Di bawah Kertanagara, panji politik Singasari dikibarkan hingga ke Semenanjung Malaya, seluruh Jawa, Sumatera timur, Kalimantan dan Sulawesi Selatan, Bali, serta kerajaan-kerajaan Asia Tenggara. Ambisi politiknya sangat besar, namun juga sangat menghormati leluhurnya dari Wangsa Rajasa. Singasari, seperti halnya Kadiri memiliki hubungan tarik ulur dengan raja-raja daerah.

Kehidupan Ekonomi
Dalam bidang ekonomi, tidak banyak dijelaskan bagaimana masyarakat Singasari bergerak di bidang ekonomi. Namun posisi ibukota Singasari di Kutharaja (Tumapel) yang berada di pedalaman, memperlihatkan bahwa pusat pemukiman berpindah ke dalam. Dibandingkan dengan pusat Kadiri di Daha, dan pusat Majapahit di Terik, Tumapel jauh dari aliran sungai Brantas.

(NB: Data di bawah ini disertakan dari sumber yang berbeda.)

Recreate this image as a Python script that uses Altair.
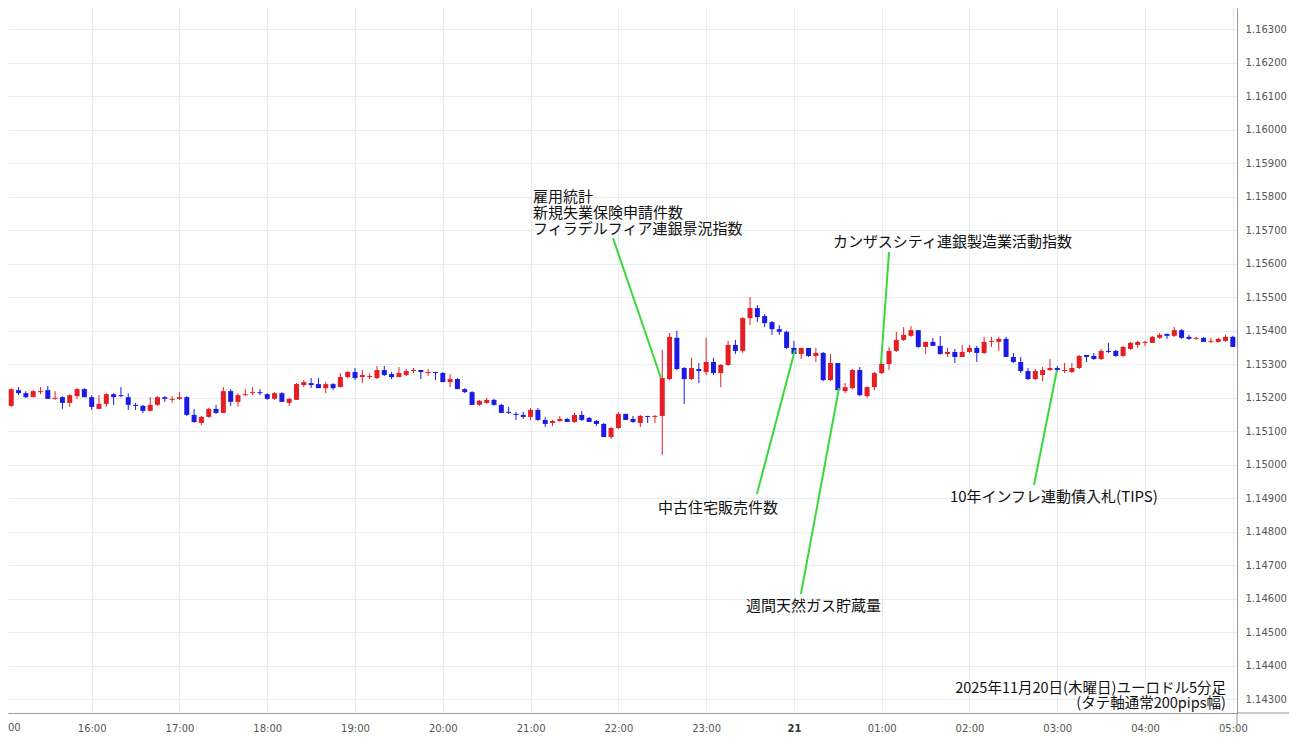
import altair as alt
import pandas as pd

# ---- 5-minute EUR/USD candles, 2025-11-20 15:00 -> 2025-11-21 05:00 ----
opens = [
    1.15157, 1.15175, 1.15222, 1.15213, 1.15201, 1.15216, 1.15222, 1.15196, 1.15201, 1.15184,
    1.15204, 1.15225, 1.15201, 1.15166, 1.15181, 1.15210, 1.15207, 1.15201, 1.15178, 1.15175,
    1.15160, 1.15178, 1.15201, 1.15193, 1.15196, 1.15201, 1.15148, 1.15124, 1.15142, 1.15166,
    1.15154, 1.15219, 1.15187, 1.15207, 1.15213, 1.15216, 1.15210, 1.15196, 1.15213, 1.15184,
    1.15193, 1.15237, 1.15243, 1.15240, 1.15228, 1.15240, 1.15231, 1.15261, 1.15276, 1.15261,
    1.15261, 1.15258, 1.15282, 1.15270, 1.15261, 1.15267, 1.15279, 1.15282, 1.15273, 1.15276,
    1.15273, 1.15246, 1.15255, 1.15225, 1.15216, 1.15178, 1.15184, 1.15193, 1.15178, 1.15157,
    1.15151, 1.15148, 1.15142, 1.15163, 1.15133, 1.15124, 1.15130, 1.15136, 1.15127, 1.15148,
    1.15139, 1.15130, 1.15121, 1.15082, 1.15109, 1.15151, 1.15136, 1.15124, 1.15145, 1.15142,
    1.15145, 1.15255, 1.15378, 1.15288, 1.15255, 1.15285, 1.15276, 1.15306, 1.15273, 1.15297,
    1.15357, 1.15339, 1.15437, 1.15467, 1.15443, 1.15425, 1.15404, 1.15396, 1.15348, 1.15330,
    1.15348, 1.15324, 1.15333, 1.15252, 1.15303, 1.15219, 1.15228, 1.15282, 1.15204, 1.15231,
    1.15273, 1.15300, 1.15339, 1.15372, 1.15384, 1.15401, 1.15351, 1.15366, 1.15354, 1.15330,
    1.15336, 1.15321, 1.15336, 1.15348, 1.15333, 1.15366, 1.15366, 1.15375, 1.15321, 1.15306,
    1.15279, 1.15255, 1.15267, 1.15282, 1.15288, 1.15279, 1.15276, 1.15288, 1.15327, 1.15324,
    1.15315, 1.15339, 1.15339, 1.15324, 1.15345, 1.15357, 1.15363, 1.15363, 1.15378, 1.15390,
    1.15384, 1.15401, 1.15381, 1.15375, 1.15378, 1.15366, 1.15366, 1.15369, 1.15381,
]
highs = [
    1.15181, 1.15228, 1.15231, 1.15219, 1.15222, 1.15231, 1.15234, 1.15219, 1.15204, 1.15210,
    1.15228, 1.15228, 1.15207, 1.15207, 1.15213, 1.15213, 1.15231, 1.15213, 1.15184, 1.15178,
    1.15201, 1.15204, 1.15204, 1.15204, 1.15216, 1.15204, 1.15166, 1.15145, 1.15169, 1.15178,
    1.15231, 1.15225, 1.15213, 1.15225, 1.15231, 1.15225, 1.15213, 1.15216, 1.15216, 1.15199,
    1.15243, 1.15252, 1.15258, 1.15258, 1.15246, 1.15243, 1.15273, 1.15279, 1.15288, 1.15282,
    1.15273, 1.15294, 1.15294, 1.15276, 1.15291, 1.15285, 1.15288, 1.15282, 1.15285, 1.15276,
    1.15276, 1.15270, 1.15258, 1.15228, 1.15219, 1.15193, 1.15199, 1.15196, 1.15181, 1.15172,
    1.15157, 1.15157, 1.15169, 1.15169, 1.15142, 1.15133, 1.15145, 1.15139, 1.15154, 1.15160,
    1.15142, 1.15133, 1.15124, 1.15112, 1.15157, 1.15151, 1.15145, 1.15148, 1.15145, 1.15148,
    1.15342, 1.15393, 1.15399, 1.15291, 1.15318, 1.15303, 1.15378, 1.15318, 1.15300, 1.15369,
    1.15372, 1.15440, 1.15500, 1.15476, 1.15449, 1.15428, 1.15416, 1.15399, 1.15369, 1.15348,
    1.15348, 1.15348, 1.15336, 1.15330, 1.15303, 1.15243, 1.15285, 1.15291, 1.15234, 1.15276,
    1.15306, 1.15351, 1.15396, 1.15410, 1.15413, 1.15401, 1.15366, 1.15378, 1.15384, 1.15348,
    1.15345, 1.15357, 1.15357, 1.15354, 1.15381, 1.15381, 1.15381, 1.15381, 1.15333, 1.15321,
    1.15288, 1.15285, 1.15291, 1.15315, 1.15294, 1.15303, 1.15303, 1.15327, 1.15327, 1.15333,
    1.15345, 1.15363, 1.15342, 1.15354, 1.15366, 1.15369, 1.15369, 1.15384, 1.15393, 1.15390,
    1.15410, 1.15404, 1.15387, 1.15381, 1.15381, 1.15378, 1.15378, 1.15387, 1.15384,
]
lows = [
    1.15151, 1.15172, 1.15207, 1.15199, 1.15201, 1.15210, 1.15196, 1.15193, 1.15166, 1.15172,
    1.15196, 1.15201, 1.15163, 1.15166, 1.15172, 1.15178, 1.15201, 1.15163, 1.15163, 1.15154,
    1.15160, 1.15175, 1.15187, 1.15184, 1.15193, 1.15145, 1.15124, 1.15118, 1.15139, 1.15151,
    1.15154, 1.15175, 1.15172, 1.15204, 1.15207, 1.15207, 1.15193, 1.15193, 1.15187, 1.15175,
    1.15193, 1.15231, 1.15228, 1.15228, 1.15213, 1.15222, 1.15231, 1.15258, 1.15252, 1.15243,
    1.15255, 1.15255, 1.15264, 1.15255, 1.15261, 1.15264, 1.15273, 1.15255, 1.15264, 1.15252,
    1.15246, 1.15231, 1.15225, 1.15213, 1.15178, 1.15175, 1.15181, 1.15175, 1.15154, 1.15151,
    1.15133, 1.15136, 1.15133, 1.15130, 1.15112, 1.15115, 1.15127, 1.15127, 1.15124, 1.15130,
    1.15127, 1.15115, 1.15082, 1.15076, 1.15106, 1.15133, 1.15124, 1.15112, 1.15124, 1.15124,
    1.15028, 1.15252, 1.15282, 1.15181, 1.15252, 1.15243, 1.15267, 1.15267, 1.15231, 1.15294,
    1.15330, 1.15333, 1.15416, 1.15425, 1.15410, 1.15387, 1.15387, 1.15345, 1.15330, 1.15315,
    1.15321, 1.15306, 1.15249, 1.15249, 1.15222, 1.15213, 1.15225, 1.15204, 1.15199, 1.15222,
    1.15270, 1.15282, 1.15336, 1.15369, 1.15381, 1.15348, 1.15330, 1.15354, 1.15327, 1.15321,
    1.15303, 1.15321, 1.15333, 1.15306, 1.15330, 1.15351, 1.15339, 1.15321, 1.15303, 1.15273,
    1.15252, 1.15252, 1.15249, 1.15279, 1.15279, 1.15273, 1.15273, 1.15285, 1.15306, 1.15312,
    1.15312, 1.15333, 1.15321, 1.15321, 1.15342, 1.15348, 1.15354, 1.15363, 1.15375, 1.15375,
    1.15381, 1.15375, 1.15372, 1.15372, 1.15366, 1.15363, 1.15363, 1.15366, 1.15351,
]
closes = [
    1.15175, 1.15225, 1.15213, 1.15201, 1.15219, 1.15219, 1.15196, 1.15199, 1.15184, 1.15207,
    1.15225, 1.15201, 1.15172, 1.15181, 1.15210, 1.15201, 1.15204, 1.15178, 1.15175, 1.15160,
    1.15178, 1.15201, 1.15196, 1.15196, 1.15201, 1.15148, 1.15127, 1.15142, 1.15166, 1.15154,
    1.15219, 1.15187, 1.15207, 1.15210, 1.15216, 1.15213, 1.15196, 1.15213, 1.15187, 1.15196,
    1.15240, 1.15246, 1.15237, 1.15228, 1.15240, 1.15228, 1.15261, 1.15276, 1.15258, 1.15267,
    1.15264, 1.15282, 1.15267, 1.15261, 1.15273, 1.15279, 1.15282, 1.15276, 1.15276, 1.15273,
    1.15246, 1.15255, 1.15225, 1.15216, 1.15178, 1.15190, 1.15193, 1.15178, 1.15154, 1.15154,
    1.15148, 1.15142, 1.15163, 1.15133, 1.15121, 1.15130, 1.15136, 1.15127, 1.15148, 1.15133,
    1.15127, 1.15121, 1.15082, 1.15109, 1.15151, 1.15133, 1.15127, 1.15145, 1.15142, 1.15145,
    1.15258, 1.15381, 1.15285, 1.15255, 1.15288, 1.15279, 1.15306, 1.15273, 1.15297, 1.15357,
    1.15339, 1.15437, 1.15467, 1.15440, 1.15422, 1.15404, 1.15396, 1.15348, 1.15330, 1.15348,
    1.15324, 1.15333, 1.15252, 1.15303, 1.15222, 1.15231, 1.15282, 1.15207, 1.15231, 1.15273,
    1.15300, 1.15339, 1.15372, 1.15387, 1.15401, 1.15351, 1.15366, 1.15354, 1.15330, 1.15336,
    1.15321, 1.15336, 1.15348, 1.15333, 1.15366, 1.15369, 1.15375, 1.15321, 1.15306, 1.15279,
    1.15255, 1.15279, 1.15282, 1.15288, 1.15282, 1.15282, 1.15288, 1.15324, 1.15321, 1.15315,
    1.15339, 1.15336, 1.15324, 1.15351, 1.15363, 1.15366, 1.15366, 1.15381, 1.15387, 1.15384,
    1.15401, 1.15378, 1.15375, 1.15378, 1.15366, 1.15369, 1.15375, 1.15381, 1.15351,
]

# ---- event notes (text anchored in time/price of the first line; "\n" separates lines) ----
note_texts = ["雇用統計\n新規失業保険申請件数\nフィラデルフィア連銀景況指数",
              "カンザスシティ連銀製造業活動指数", "中古住宅販売件数", "週間天然ガス貯蔵量",
              "10年インフレ連動債入札(TIPS)"]
note_times = ["2025-11-20T21:01:40", "2025-11-21T00:26:42", "2025-11-20T22:27:06",
              "2025-11-20T23:27:12", "2025-11-21T01:46:36"]
note_prices = [1.157985, 1.156642, 1.148701, 1.145776, 1.149030]

caption_text = ["2025年11月20日(木曜日)ユーロドル5分足\n(タテ軸通常200pips幅)"]
caption_time = ["2025-11-21T04:55:18"]
caption_price = [1.143299]

# leader lines: from note to candle
line_t1 = ["2025-11-20T21:56:18", "2025-11-21T01:05:00", "2025-11-20T23:34:42",
           "2025-11-21T00:04:48", "2025-11-21T02:44:06"]
line_p1 = [1.156761, 1.156343, 1.149119, 1.146134, 1.149388]
line_t2 = ["2025-11-20T22:29:06", "2025-11-21T00:59:30", "2025-11-21T00:00:42",
           "2025-11-21T00:30:48", "2025-11-21T02:59:48"]
line_p2 = [1.152582, 1.153000, 1.153418, 1.152284, 1.152821]

# y axis tick labels
y_ticks = [round(1.143 + 0.001 * k, 3) for k in range(21)]

# ---------------------------------------------------------------
RED = "#e41e24"
BLUE = "#1a1ae6"
GREEN = "#3ad83a"
GRID = "#e8ecf2"
LABEL = "#555555"
AXIS = "#9a9a9a"
W, H = 1229, 705
PAD_R, PAD_B = 52, 19

times = pd.date_range("2025-11-20 15:00", periods=len(opens), freq="5min")
df = pd.DataFrame({
    "time": times.strftime("%Y-%m-%dT%H:%M:%S"),
    "open": opens, "high": highs, "low": lows, "close": closes,
})
df["dir"] = ["up" if c >= o else "down" for o, c in zip(opens, closes)]
df["btop"] = df[["open", "close"]].max(axis=1)
df["bbot"] = df[["open", "close"]].min(axis=1)

notes = pd.DataFrame({"time": note_times, "price": note_prices, "label": note_texts})
caps = pd.DataFrame({"time": caption_time, "price": caption_price, "label": caption_text})
leads = pd.DataFrame({"t1": line_t1, "p1": line_p1, "t2": line_t2, "p2": line_p2})
one = pd.DataFrame({"label": ["00"]})

hour_ticks = [alt.DateTime(year=t.year, month=t.month, date=t.day, hours=t.hour)
              for t in pd.date_range("2025-11-20 16:00", "2025-11-21 05:00", freq="h")]

xscale = alt.Scale(domain=[alt.DateTime(year=2025, month=11, date=20, hours=15, minutes=2, seconds=48),
                           alt.DateTime(year=2025, month=11, date=21, hours=5, minutes=2, seconds=51)])
yscale = alt.Scale(domain=[1.1425821, 1.1636269], nice=False, zero=False)

xaxis = alt.Axis(
    values=hour_ticks, tickCount=40,
    labelExpr="hours(datum.value) == 0 ? timeFormat(datum.value, '%d') : timeFormat(datum.value, '%H:%M')",
    labelFontWeight={"condition": {"test": "hours(datum.value) == 0", "value": "bold"}, "value": "normal"},
    labelColor={"condition": {"test": "hours(datum.value) == 0", "value": "#333333"}, "value": LABEL},
    grid=True, gridColor=GRID, ticks=False, domainColor=AXIS,
    labelPadding=10, labelFont="DejaVu Sans", labelFontSize=10, labelOverlap=False,
    title=None,
)
yaxis = alt.Axis(
    orient="right", values=y_ticks, tickCount=40, format=".5f",
    grid=True, gridColor=GRID, ticks=False, domainColor=AXIS,
    labelPadding=8, labelFont="DejaVu Sans", labelFontSize=10, labelColor=LABEL,
    labelOverlap=False, title=None,
)

color = alt.Color("dir:N", scale=alt.Scale(domain=["up", "down"], range=[RED, BLUE]), legend=None)

base = alt.Chart(df)
wicks = base.mark_rule(strokeWidth=1, clip=True).encode(
    x=alt.X("time:T", scale=xscale, axis=xaxis),
    y=alt.Y("low:Q", scale=yscale, axis=yaxis),
    y2="high:Q",
    color=color,
)
bodies = base.mark_rule(strokeWidth=5, clip=True).encode(
    x="time:T", y="bbot:Q", y2="btop:Q", color=color,
)

lead_lines = alt.Chart(leads).mark_rule(color=GREEN, strokeWidth=2, clip=True).encode(
    x="t1:T", y="p1:Q", x2="t2:T", y2="p2:Q",
)

note_layer = alt.Chart(notes).mark_text(
    align="left", baseline="middle", font="Noto Sans CJK JP", fontSize=15,
    lineBreak="\n", lineHeight=16, color="#111111",
).encode(x="time:T", y="price:Q", text="label:N")

cap_layer = alt.Chart(caps).mark_text(
    align="right", baseline="middle", font="Noto Sans CJK JP", fontSize=14.5,
    lineBreak="\n", lineHeight=15, color="#111111",
).encode(x="time:T", y="price:Q", text="label:N")

# left-edge fragment of the cut-off "15:00" axis label
edge_label = alt.Chart(one).mark_text(
    align="left", baseline="top", font="DejaVu Sans", fontSize=10, color=LABEL, clip=False,
).encode(x=alt.value(0), y=alt.value(H + 10), text="label:N")

# axis lines continuing into the margin (as in the reference's frame)
frame_h = alt.Chart(one).mark_rule(color=AXIS, strokeWidth=1, clip=False).encode(
    x=alt.value(W), x2=alt.value(W + PAD_R), y=alt.value(H))
frame_v = alt.Chart(one).mark_rule(color=AXIS, strokeWidth=1, clip=False).encode(
    x=alt.value(W), y=alt.value(H), y2=alt.value(H + PAD_B))

chart = alt.layer(wicks, bodies, lead_lines, note_layer, cap_layer, edge_label,
                  frame_h, frame_v).properties(
    width=W, height=H,
    padding={"left": 0, "top": 0, "right": PAD_R, "bottom": PAD_B},
    autosize=alt.AutoSizeParams(type="none"),
    background="white",
).configure_view(stroke=None)

chart.save("out.html", embed_options={"renderer": "svg", "actions": False})
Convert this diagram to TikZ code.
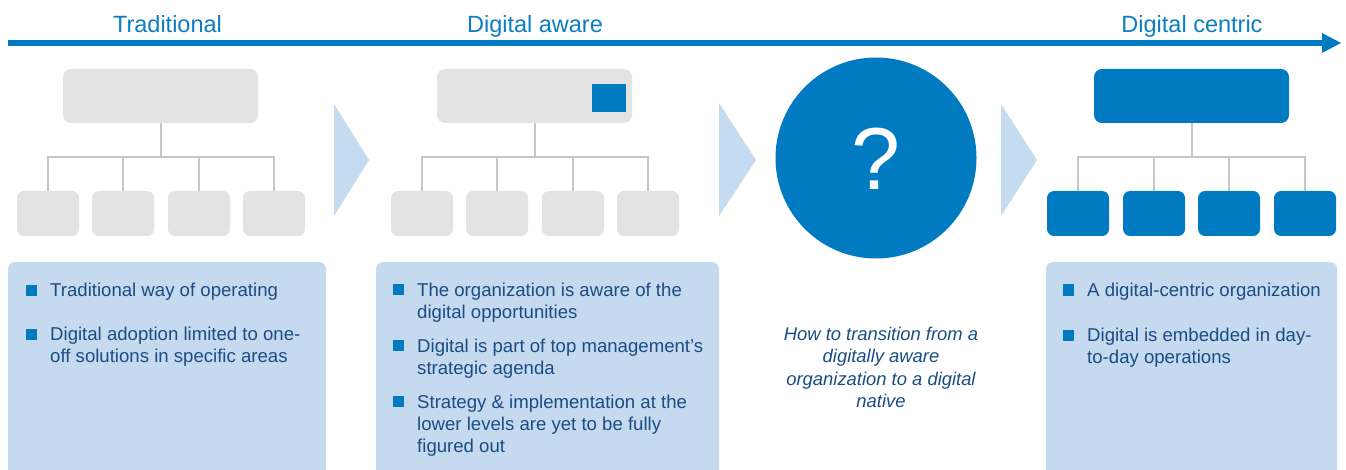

Meski begitu aktivitas penjelajahan melalui laut tetap berlangsung, sehingga dapat diartikan bahwa kegiatan perdagangan melalui laut dapat berlangsung meskipun tidak berada dekat dengan ibukota. Kebanyakan masyarakat pedalaman dapat dipastikan merupakan petani atau peternak. Sementara penduduk kawasan sungai dan pesisir adalah pedagang. Singasari menggunakan koin emas dan perak selain sistem barter dalam menggerakkan perekonomian.

Kehidupan Sosial
Masyarakat Singasari, terutama golongan tertinggi menganut agama Hindu dan Buddha secara sinkretis. Misalnya di Pasuruan terdapat kalangan yang menganut agama Siwa-Buddha, Kertanegara sendiri penganut Buddha Tantrayana meskipun banyak di antara leluhurnya penganut Hindu.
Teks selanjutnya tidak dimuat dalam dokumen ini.